W latach 1977 – 1983 Japonię dotknęła fala tajemniczych zaginięć. Kilkudziesięciu młodych ludzi nagle przepadło bez wieści. Nigdy nie wrócili do swoich domów. Ginęli głównie na plażach, w nadmorskich miasteczkach i na wysepkach. Policja szybko doszła do wniosku, że wszyscy zostali porwani. Tropy zaś prowadziły do Phenianu, stolicy komunistycznej Korei Północnej.
Okazało się, że młodzi ludzie (większość miała po dwadzieścia parę lat, najmłodsza dziewczynka – zaledwie 13) byli porywani przez komunistycznych agentów. Wywożono ich do Korei Północnej i umieszczano w tajnych szkołach dla szpiegów. Zmuszano ich do uczenia koreańskich szpiegów języka japońskiego, obyczajów i sposobu zachowania. Tak aby mogli wykonywać misje na terenie Japonii.
Porwani Japończycy byli bardzo źle traktowani. Znęcano się nad nimi, a ci, którzy odmówili współpracy lub okazali się nieprzydatni, zostali z miejsca zamordowani. Same warunki życia w Korei Północnej były wyjątkowo surowe.

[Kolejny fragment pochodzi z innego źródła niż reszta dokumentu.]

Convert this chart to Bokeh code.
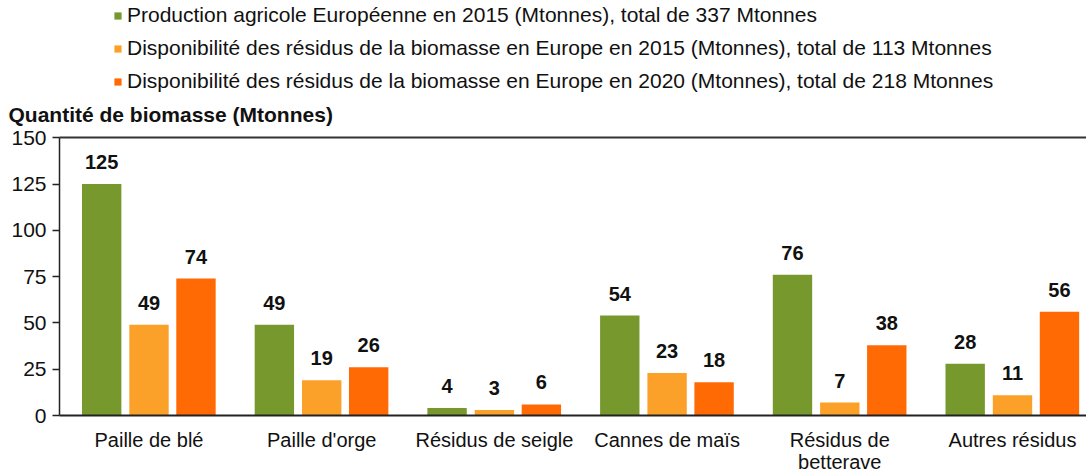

Przez lata Phenian stanowczo zaprzeczał, jakoby uprawiał taki proceder. Oskarżenia nazywał teorią spiskową. Wreszcie w 2002 roku przyznał, że faktycznie porwał 13 osób.
Pięć z nich zostało wypuszczonych, reszta – jak zapewnili komuniści – miała umrzeć na rozmaite choroby lub popełnić samobójstwa. Władze w Tokio nie dały jednak temu wiary i domagały się przeprowadzenia niezależnego śledztwa. Według niektórych doniesień prasowych Koreańczycy mogli porwać nawet 70 – 80 osób. Niewykluczone, że niektóre do dziś są zmuszane do szkolenia szpiegów.